**Written exercise**
Please find all lines in the data that hold the string "chart" and copy them.

**Collected data**
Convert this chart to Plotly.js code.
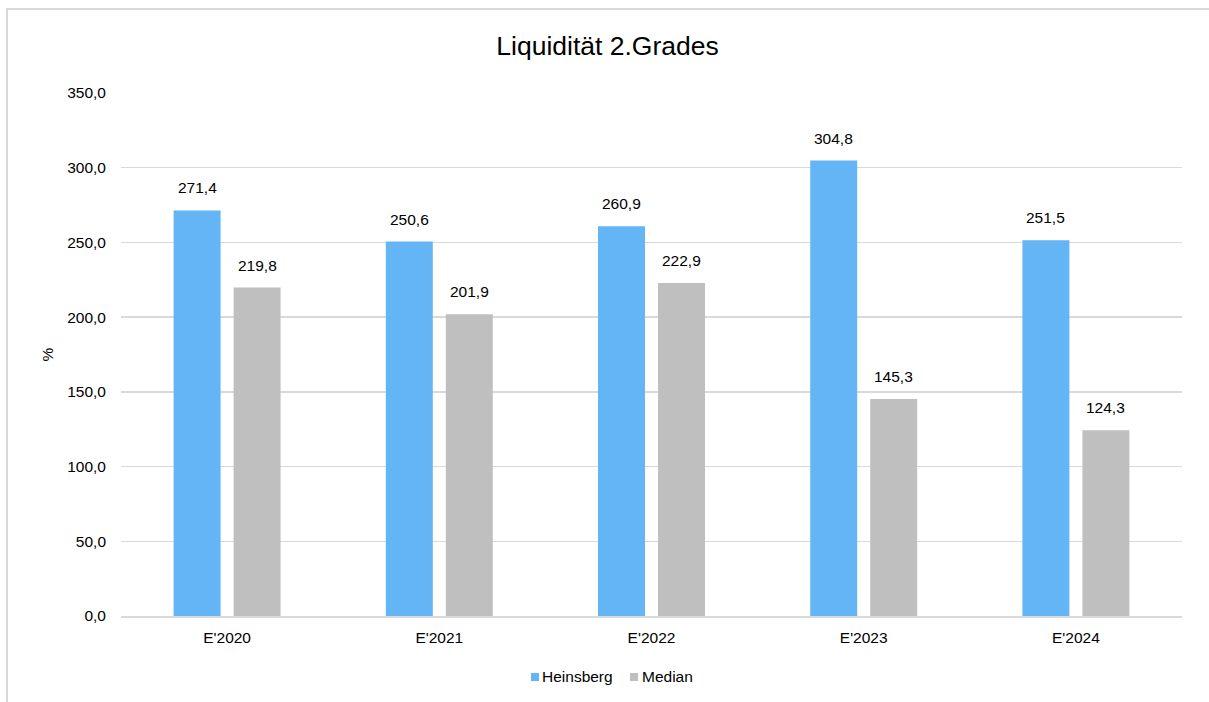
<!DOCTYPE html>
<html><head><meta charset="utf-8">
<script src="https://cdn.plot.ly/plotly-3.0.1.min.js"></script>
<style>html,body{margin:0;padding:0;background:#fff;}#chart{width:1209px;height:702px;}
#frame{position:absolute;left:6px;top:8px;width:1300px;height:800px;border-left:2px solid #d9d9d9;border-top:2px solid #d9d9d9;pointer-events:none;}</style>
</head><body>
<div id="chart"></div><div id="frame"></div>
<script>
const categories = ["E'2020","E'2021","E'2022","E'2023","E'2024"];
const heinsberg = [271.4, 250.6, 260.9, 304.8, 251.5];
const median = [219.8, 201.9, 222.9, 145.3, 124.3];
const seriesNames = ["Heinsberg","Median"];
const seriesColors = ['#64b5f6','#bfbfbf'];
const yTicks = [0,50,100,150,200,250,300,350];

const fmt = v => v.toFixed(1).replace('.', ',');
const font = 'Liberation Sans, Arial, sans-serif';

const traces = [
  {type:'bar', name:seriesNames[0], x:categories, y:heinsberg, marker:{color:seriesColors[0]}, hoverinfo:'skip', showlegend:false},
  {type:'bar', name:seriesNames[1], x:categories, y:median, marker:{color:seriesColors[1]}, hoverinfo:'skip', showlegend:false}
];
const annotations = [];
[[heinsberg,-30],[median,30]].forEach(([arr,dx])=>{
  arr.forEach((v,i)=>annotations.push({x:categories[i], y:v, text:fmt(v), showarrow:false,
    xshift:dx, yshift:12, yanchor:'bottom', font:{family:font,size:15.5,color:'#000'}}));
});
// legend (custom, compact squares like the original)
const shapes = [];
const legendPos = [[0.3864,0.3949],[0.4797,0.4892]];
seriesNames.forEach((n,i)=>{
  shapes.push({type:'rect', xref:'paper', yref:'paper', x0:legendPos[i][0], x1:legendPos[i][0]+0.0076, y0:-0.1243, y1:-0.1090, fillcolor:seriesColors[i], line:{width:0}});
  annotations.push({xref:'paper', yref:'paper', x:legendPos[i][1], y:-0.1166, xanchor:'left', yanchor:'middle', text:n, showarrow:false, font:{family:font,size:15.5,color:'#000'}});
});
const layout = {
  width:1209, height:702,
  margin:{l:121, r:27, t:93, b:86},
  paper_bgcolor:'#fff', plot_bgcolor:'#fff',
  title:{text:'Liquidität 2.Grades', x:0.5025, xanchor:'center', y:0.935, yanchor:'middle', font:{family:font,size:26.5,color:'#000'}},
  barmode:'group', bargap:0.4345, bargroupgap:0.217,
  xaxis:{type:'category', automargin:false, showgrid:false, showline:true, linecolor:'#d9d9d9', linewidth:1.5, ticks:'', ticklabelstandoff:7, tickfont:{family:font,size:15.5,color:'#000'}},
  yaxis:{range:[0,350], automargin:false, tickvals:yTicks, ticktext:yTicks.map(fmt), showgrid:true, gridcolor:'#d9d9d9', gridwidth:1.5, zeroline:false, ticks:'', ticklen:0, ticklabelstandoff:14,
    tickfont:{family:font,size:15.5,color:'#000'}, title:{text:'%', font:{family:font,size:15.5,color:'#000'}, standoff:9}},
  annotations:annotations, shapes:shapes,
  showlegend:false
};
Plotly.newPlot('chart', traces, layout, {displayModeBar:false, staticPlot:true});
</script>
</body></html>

**Response**
Convert this chart to Plotly.js code.
<style>html,body{margin:0;padding:0;background:#fff;}#chart{width:1209px;height:702px;}
<div id="chart"></div><div id="frame"></div>
Plotly.newPlot('chart', traces, layout, {displayModeBar:false, staticPlot:true});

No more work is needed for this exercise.